The origin of the Executive curl seems to be wrapped in mystery. There is a story that one, Captain Elliot, wounded in the arm in the Crimea war, used the gold on his sleeve as a sling and that it was called Elliott’s eye. I think, however, that the Elliott’s eye referred to is the method of making an eye in a hemp cable and said to have been introduced into the Service by the Honourable William Eliot, a member of the Board of Admiralty in 1800 and 1801.
In comparatively recent years it is said that in the memoirs of the late Sir Charles Dundas of Dundas, an Admiral’s wife who accompanied her husband to sea insisted on wearing a uniform monkey jacket. The same officer relates the idiosyncrasies of certain Captains of that period, some of whom neglected to wear uniform at all, but went about in a plain black coat and a white top hat. One officer went so far as to wear so thin a jacket that his red braces showed through. Top hats with uniform were in vogue during the memory of officers still serving in 1927.
In 1867, Aides-de-Camp to the Sovereign wore crimson sashes similar to those of Army Officers. While on this subject we might remark that the sashes worn in the Army and Royal Marines are relics of the lining of cloaks of the Officers and Sergeants who used them for transporting wounded. Sergeants of the Somerset Light Infantry are the only regiment in the British Army who are entitled to wear their sashes with the knot on the right side, the same as Officers. This distinction was granted because of the gallantry of the Sergeants of this regiment at the Battle of Culloden on April 16th. 1746. (Confirmed by a Horse Guards Order of April 3rd. 1865.)

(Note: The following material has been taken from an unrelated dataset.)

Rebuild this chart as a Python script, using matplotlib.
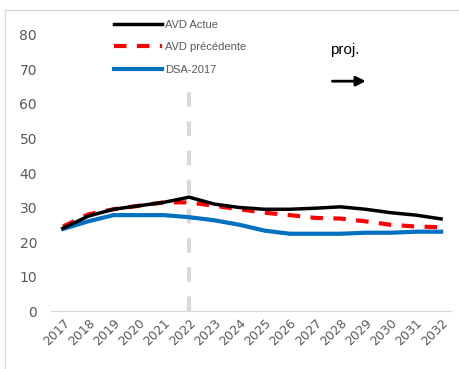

George II. selected Blue and White as the Naval colours, as he had seen the Duchess of Bedford riding in the Park in a dress of this nature, which had struck him very favourably. The actual order was dated April 13th. 1748, and promulgated as Domestic News in the Jacobite Journal, and not by any gazette or Order in Council. No patterns were sent abroad, but were all lodged with the Navy Office. It is therefore hardly surprising that we find that on February 13th. 1749, Admiral Boscawen writes that he cannot comply with the order, as he was entirely at a loss as to patterns.
The expression Post Captain was derived from the term Post Ship. Such ships were of such rate that they were important commands whose captains would need to take precedence and command over ships of inferior rate and consequently of the officers commanding them, particularly when engaged in convoy duty.
It is still correct for a Commander in the Navy to be introduced and referred to as Captain so and so. because it has ever been the custom for Commanders to be appointed as second in command of more important ships and in sole command of lesser units.
The French and other foreign Navies perpetuate the practice of referring to the rank of an officer by the type of command suitable to his seniority, thus a Post Captain is Capitaine de vaisseau, a Commander is called Capitaine de fregate, and a Lieutenant Commander is Capitaine de corvette.
The term "Lieutenant-Commander" was introduced in 1912, prior to which date an officer with two and a half stripes was a senior Lieutenant. All Lieutenants in command were termed Lieutenant and Commander prior to the introduction of the title, and with the change the present practice came into force.